── Given records
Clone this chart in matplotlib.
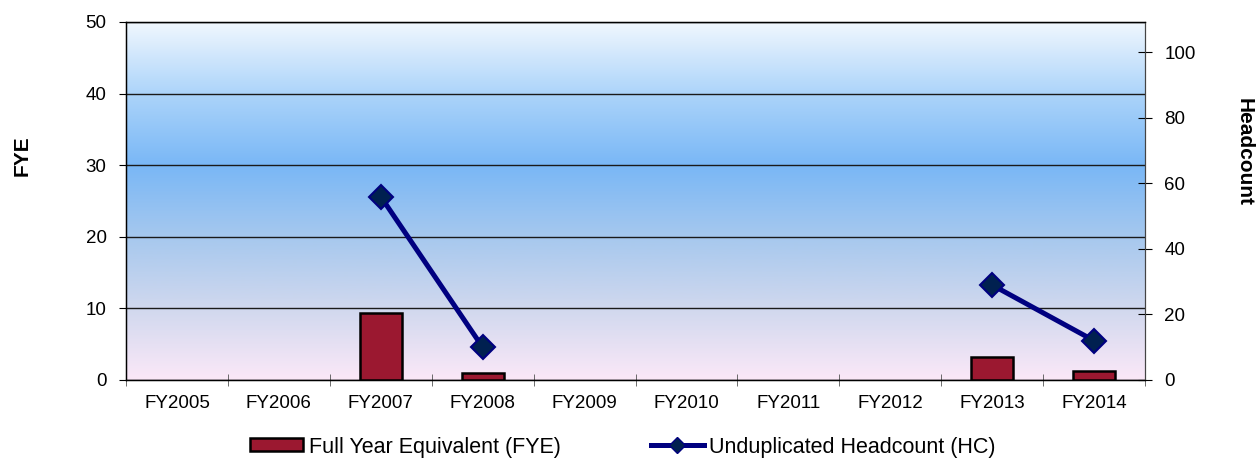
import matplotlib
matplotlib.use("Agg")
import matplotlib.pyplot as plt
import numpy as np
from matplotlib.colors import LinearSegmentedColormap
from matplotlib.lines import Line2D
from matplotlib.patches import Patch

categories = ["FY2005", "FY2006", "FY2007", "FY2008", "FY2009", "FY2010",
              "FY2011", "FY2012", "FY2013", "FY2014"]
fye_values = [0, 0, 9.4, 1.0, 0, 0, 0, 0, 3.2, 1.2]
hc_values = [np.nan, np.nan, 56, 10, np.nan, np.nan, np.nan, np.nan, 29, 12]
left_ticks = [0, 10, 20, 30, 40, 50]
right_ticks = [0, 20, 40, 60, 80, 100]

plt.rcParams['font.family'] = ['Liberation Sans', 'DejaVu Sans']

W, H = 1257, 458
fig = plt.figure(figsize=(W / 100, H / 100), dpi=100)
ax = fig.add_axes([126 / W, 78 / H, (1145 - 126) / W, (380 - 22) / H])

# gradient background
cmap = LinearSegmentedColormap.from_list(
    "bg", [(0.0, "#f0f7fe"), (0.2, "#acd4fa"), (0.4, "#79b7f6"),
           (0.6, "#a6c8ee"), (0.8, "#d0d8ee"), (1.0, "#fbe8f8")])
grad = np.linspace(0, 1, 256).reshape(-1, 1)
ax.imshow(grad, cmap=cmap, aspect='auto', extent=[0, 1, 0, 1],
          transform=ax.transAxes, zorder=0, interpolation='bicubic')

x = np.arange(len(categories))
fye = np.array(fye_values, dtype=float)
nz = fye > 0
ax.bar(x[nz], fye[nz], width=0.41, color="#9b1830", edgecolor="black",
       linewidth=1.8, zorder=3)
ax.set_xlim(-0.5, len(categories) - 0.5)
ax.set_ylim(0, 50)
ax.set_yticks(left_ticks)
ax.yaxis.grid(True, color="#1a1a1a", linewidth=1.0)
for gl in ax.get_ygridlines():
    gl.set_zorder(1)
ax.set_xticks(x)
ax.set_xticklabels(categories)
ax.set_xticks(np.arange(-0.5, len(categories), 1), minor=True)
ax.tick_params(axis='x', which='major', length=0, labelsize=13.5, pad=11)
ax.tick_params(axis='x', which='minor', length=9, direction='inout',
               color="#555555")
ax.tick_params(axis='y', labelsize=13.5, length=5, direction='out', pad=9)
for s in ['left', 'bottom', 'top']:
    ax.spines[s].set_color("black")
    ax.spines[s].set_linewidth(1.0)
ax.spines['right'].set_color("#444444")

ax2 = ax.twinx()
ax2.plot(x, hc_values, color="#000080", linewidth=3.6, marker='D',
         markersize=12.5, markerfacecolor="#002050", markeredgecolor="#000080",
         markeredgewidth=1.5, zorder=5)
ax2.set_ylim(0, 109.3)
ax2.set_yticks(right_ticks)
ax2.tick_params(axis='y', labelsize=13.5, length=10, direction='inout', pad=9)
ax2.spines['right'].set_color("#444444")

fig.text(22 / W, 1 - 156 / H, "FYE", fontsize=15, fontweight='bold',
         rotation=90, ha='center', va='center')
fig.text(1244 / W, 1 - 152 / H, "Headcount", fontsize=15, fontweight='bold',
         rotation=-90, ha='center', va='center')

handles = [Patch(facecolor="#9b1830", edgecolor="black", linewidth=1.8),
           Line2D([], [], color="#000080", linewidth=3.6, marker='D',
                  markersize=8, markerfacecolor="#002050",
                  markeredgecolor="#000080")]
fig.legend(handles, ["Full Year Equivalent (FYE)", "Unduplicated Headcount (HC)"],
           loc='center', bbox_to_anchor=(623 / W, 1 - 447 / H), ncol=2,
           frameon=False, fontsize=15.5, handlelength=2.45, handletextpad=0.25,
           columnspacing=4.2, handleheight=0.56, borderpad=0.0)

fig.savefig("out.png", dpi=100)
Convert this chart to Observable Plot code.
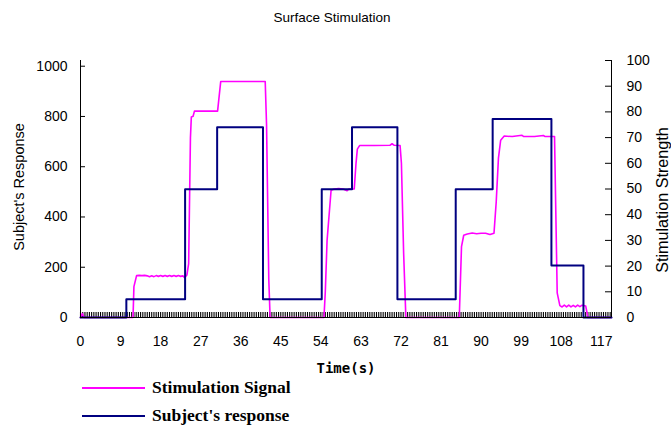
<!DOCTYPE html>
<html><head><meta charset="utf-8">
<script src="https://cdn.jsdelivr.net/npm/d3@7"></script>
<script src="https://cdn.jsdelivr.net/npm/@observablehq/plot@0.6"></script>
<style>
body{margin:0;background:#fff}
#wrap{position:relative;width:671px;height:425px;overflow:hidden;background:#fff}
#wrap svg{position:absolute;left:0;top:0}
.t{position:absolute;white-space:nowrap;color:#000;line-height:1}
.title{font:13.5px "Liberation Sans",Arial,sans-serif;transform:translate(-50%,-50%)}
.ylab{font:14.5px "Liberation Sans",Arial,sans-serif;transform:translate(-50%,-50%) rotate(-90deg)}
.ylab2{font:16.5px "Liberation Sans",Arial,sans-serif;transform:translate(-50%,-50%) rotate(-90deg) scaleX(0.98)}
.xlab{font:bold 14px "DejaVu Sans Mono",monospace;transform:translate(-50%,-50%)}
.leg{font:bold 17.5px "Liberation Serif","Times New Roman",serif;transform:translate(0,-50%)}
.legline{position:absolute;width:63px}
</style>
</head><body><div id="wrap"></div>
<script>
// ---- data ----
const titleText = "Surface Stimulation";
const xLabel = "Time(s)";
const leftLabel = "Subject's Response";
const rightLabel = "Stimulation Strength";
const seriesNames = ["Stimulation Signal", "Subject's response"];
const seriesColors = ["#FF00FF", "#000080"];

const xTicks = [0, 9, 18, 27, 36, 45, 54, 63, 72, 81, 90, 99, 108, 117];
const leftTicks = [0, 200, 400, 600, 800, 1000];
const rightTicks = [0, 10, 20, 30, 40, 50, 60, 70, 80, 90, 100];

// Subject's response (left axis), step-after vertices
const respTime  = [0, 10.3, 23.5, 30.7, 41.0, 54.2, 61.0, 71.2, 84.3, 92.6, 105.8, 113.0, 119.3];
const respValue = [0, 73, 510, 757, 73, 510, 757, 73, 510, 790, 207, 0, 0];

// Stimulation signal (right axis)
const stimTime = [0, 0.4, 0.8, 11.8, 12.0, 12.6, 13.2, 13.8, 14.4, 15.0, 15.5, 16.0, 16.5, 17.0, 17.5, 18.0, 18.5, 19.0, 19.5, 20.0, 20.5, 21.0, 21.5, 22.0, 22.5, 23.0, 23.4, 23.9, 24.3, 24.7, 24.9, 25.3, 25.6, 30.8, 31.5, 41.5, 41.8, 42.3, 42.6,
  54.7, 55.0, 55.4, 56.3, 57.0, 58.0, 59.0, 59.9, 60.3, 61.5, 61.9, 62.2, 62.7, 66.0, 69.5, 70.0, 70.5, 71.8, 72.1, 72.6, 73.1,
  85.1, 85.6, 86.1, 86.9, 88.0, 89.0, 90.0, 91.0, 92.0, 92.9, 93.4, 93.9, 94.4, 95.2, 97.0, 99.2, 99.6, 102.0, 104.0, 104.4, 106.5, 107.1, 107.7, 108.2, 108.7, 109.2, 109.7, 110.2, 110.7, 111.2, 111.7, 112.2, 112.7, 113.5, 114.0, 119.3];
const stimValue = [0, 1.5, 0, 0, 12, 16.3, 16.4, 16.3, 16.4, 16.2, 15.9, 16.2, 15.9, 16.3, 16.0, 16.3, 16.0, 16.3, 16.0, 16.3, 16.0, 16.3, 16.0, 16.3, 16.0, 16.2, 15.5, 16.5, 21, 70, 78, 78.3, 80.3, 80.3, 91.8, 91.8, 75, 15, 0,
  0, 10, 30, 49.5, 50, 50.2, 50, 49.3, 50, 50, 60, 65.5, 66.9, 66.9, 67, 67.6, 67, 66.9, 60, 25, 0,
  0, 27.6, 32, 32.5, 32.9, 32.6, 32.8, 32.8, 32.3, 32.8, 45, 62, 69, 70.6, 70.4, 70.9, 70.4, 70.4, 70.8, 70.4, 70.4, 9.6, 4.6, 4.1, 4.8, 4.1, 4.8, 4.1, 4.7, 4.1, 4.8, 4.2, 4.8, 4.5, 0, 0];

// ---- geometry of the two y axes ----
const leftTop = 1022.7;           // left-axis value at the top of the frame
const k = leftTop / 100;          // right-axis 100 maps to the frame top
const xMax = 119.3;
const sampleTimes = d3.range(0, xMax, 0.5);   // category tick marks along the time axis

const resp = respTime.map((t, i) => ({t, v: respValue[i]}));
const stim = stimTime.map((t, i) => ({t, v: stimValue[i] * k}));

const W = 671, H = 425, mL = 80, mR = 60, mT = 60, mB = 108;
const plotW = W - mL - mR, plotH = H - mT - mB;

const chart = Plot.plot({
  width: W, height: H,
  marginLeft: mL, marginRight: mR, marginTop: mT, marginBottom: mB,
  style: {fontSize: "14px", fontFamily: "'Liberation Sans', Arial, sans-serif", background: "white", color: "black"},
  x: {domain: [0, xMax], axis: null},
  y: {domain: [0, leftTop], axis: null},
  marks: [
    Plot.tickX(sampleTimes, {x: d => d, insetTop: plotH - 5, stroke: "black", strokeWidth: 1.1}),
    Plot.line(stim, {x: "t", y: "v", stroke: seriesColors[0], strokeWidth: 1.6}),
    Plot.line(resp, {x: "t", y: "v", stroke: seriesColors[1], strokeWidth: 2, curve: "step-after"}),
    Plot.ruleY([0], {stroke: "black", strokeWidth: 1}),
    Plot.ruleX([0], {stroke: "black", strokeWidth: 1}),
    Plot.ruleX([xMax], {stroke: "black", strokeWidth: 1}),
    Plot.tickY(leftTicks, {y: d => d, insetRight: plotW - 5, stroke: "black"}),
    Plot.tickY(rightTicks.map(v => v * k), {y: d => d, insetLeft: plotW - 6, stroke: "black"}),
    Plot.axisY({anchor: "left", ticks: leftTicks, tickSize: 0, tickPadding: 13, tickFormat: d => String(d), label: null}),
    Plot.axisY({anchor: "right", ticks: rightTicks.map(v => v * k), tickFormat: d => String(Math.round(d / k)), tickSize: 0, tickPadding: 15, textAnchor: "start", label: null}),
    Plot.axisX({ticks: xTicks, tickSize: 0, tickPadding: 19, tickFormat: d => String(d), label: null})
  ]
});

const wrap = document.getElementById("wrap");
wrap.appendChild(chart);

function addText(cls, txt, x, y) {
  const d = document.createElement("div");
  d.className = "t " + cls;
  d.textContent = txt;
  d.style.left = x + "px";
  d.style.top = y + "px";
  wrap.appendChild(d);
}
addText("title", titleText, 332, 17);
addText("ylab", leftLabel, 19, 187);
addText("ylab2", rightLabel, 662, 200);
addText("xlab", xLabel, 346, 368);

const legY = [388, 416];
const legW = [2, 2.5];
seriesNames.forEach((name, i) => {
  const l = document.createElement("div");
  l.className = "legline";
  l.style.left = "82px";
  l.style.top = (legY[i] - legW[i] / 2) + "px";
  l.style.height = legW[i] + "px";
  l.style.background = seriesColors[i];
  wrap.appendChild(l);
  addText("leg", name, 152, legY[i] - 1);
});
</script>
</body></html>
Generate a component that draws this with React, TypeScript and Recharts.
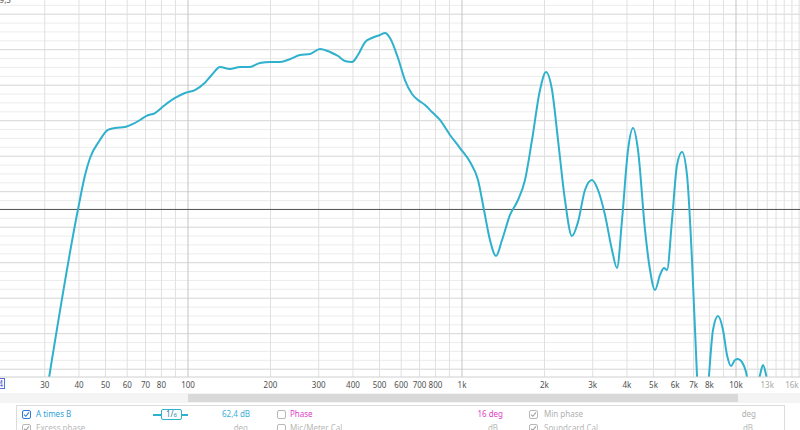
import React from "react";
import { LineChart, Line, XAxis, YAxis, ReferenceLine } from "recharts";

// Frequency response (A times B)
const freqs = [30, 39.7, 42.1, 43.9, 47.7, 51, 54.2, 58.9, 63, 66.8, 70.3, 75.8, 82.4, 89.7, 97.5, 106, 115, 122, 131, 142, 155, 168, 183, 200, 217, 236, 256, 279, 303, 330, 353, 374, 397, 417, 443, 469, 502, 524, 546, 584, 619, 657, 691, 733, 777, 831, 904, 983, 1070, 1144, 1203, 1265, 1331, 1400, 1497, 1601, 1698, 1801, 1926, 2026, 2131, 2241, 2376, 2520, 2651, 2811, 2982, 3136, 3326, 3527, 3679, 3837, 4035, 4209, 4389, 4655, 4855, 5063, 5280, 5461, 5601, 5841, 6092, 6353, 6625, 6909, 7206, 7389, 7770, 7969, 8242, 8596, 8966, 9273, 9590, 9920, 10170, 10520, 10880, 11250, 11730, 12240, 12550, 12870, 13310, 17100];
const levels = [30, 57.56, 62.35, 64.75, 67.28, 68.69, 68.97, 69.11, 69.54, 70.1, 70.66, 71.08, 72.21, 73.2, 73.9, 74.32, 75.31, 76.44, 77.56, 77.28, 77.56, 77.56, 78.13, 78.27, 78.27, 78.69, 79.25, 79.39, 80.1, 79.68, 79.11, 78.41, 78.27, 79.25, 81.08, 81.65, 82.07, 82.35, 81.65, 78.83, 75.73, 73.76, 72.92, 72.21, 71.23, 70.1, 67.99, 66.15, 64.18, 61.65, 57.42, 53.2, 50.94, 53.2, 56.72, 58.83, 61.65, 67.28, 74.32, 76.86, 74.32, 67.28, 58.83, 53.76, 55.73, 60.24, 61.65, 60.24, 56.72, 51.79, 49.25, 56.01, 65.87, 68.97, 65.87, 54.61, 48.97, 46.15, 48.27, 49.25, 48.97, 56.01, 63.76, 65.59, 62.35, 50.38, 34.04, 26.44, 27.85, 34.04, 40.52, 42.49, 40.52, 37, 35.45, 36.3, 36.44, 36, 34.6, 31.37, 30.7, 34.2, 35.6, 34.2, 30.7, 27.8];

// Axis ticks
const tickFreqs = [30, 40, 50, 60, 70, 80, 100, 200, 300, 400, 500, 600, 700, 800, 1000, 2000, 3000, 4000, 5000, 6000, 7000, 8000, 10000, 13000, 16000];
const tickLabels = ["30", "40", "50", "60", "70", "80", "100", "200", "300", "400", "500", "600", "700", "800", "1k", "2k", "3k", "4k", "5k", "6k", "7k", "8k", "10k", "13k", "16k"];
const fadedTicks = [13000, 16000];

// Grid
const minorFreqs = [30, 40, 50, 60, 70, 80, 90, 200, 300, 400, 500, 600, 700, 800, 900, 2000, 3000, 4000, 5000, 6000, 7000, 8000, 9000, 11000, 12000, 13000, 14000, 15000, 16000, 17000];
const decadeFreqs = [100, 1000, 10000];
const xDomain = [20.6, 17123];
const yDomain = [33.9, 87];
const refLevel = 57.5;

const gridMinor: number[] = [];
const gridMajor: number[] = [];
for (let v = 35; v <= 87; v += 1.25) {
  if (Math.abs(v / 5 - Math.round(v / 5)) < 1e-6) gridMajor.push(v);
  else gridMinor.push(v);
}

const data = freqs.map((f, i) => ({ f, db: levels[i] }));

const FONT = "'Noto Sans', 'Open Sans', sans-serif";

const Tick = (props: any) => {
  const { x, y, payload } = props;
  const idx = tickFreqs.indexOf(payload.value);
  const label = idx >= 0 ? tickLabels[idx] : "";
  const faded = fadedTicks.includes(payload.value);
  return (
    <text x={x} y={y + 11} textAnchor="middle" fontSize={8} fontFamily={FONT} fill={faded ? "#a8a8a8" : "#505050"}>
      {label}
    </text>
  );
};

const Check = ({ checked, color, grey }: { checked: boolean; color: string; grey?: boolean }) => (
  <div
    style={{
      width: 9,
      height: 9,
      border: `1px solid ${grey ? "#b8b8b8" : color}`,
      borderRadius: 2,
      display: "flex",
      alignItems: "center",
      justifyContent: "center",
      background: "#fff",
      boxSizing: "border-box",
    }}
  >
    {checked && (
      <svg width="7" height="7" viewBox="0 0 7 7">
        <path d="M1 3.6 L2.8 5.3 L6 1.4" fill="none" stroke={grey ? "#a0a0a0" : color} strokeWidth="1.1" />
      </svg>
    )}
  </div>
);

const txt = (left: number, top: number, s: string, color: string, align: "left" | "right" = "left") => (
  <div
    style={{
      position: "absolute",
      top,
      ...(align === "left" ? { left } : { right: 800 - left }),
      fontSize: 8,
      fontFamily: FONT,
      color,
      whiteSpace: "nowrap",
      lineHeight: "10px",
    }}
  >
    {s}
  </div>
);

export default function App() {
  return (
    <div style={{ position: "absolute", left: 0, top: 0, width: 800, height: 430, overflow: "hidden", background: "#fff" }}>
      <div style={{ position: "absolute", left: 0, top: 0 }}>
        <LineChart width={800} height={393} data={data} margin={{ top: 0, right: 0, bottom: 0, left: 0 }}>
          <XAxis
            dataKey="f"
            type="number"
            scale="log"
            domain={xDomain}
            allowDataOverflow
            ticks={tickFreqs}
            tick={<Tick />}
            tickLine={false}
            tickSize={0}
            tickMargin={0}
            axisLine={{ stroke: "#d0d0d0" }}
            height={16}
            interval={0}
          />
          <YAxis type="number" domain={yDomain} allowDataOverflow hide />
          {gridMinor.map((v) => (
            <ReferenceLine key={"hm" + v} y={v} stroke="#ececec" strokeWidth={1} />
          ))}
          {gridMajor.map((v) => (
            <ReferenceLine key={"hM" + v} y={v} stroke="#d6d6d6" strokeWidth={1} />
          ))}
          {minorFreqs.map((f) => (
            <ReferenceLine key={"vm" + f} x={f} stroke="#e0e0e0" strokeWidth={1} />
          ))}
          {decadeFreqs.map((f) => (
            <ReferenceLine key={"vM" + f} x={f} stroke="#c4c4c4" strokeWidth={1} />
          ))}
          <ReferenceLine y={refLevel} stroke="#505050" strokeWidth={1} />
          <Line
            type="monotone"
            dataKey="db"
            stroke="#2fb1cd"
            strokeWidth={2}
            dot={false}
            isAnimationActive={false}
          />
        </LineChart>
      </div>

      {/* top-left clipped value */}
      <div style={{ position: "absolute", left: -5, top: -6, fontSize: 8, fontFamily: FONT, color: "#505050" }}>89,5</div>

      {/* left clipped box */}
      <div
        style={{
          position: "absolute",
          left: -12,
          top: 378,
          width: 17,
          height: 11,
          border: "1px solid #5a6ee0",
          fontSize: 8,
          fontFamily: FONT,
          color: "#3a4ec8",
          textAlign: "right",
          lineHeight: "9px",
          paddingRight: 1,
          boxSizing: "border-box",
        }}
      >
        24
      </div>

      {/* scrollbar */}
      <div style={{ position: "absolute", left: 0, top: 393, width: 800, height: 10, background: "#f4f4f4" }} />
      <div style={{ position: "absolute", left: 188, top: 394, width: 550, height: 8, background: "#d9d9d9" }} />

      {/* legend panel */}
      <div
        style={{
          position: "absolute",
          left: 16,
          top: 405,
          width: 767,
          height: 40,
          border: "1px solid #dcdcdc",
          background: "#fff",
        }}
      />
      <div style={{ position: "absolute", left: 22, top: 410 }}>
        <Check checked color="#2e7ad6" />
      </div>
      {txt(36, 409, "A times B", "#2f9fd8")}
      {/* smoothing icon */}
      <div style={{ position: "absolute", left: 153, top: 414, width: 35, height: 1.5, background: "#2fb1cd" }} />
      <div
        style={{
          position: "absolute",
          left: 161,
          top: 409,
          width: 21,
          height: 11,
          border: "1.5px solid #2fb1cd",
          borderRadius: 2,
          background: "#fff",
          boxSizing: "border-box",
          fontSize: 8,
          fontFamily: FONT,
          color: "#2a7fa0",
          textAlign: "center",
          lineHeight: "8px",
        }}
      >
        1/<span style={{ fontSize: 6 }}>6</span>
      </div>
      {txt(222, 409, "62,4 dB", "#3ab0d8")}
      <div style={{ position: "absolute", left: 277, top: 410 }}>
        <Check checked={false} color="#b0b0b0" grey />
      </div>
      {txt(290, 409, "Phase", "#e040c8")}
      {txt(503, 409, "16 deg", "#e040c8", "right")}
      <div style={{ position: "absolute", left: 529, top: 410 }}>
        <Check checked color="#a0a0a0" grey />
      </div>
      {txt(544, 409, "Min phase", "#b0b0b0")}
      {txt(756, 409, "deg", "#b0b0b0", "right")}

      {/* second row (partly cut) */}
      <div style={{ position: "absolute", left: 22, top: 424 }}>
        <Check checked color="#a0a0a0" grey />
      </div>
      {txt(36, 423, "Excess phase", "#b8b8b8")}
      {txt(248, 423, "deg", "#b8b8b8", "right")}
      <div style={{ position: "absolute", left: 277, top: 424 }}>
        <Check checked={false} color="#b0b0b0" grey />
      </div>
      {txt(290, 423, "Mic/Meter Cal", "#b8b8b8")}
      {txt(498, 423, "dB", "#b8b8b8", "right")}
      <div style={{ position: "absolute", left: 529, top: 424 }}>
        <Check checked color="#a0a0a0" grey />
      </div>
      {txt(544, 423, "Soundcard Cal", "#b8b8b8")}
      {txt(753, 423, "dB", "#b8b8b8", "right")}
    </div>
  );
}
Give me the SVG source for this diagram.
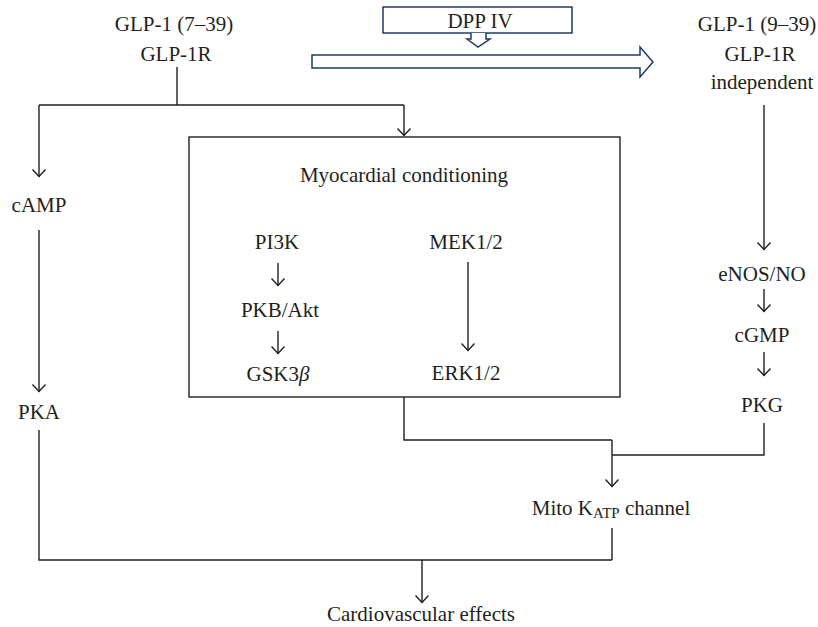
────
Written request – Leave out the pictures and restate, word for word, the lines from the top of the data through the line containing "plt.rcParams['font.family'] = ['Liberation", both included.

The answer –
Clone this chart in matplotlib.
import matplotlib
matplotlib.use("Agg")
import matplotlib.pyplot as plt
import numpy as np
from matplotlib.colors import LinearSegmentedColormap
from matplotlib.lines import Line2D
from matplotlib.patches import Patch

categories = ["FY2005", "FY2006", "FY2007", "FY2008", "FY2009", "FY2010",
              "FY2011", "FY2012", "FY2013", "FY2014"]
fye_values = [0, 0, 9.4, 1.0, 0, 0, 0, 0, 3.2, 1.2]
hc_values = [np.nan, np.nan, 56, 10, np.nan, np.nan, np.nan, np.nan, 29, 12]
left_ticks = [0, 10, 20, 30, 40, 50]
right_ticks = [0, 20, 40, 60, 80, 100]

plt.rcParams['font.family'] = ['Liberation Sans', 'DejaVu Sans']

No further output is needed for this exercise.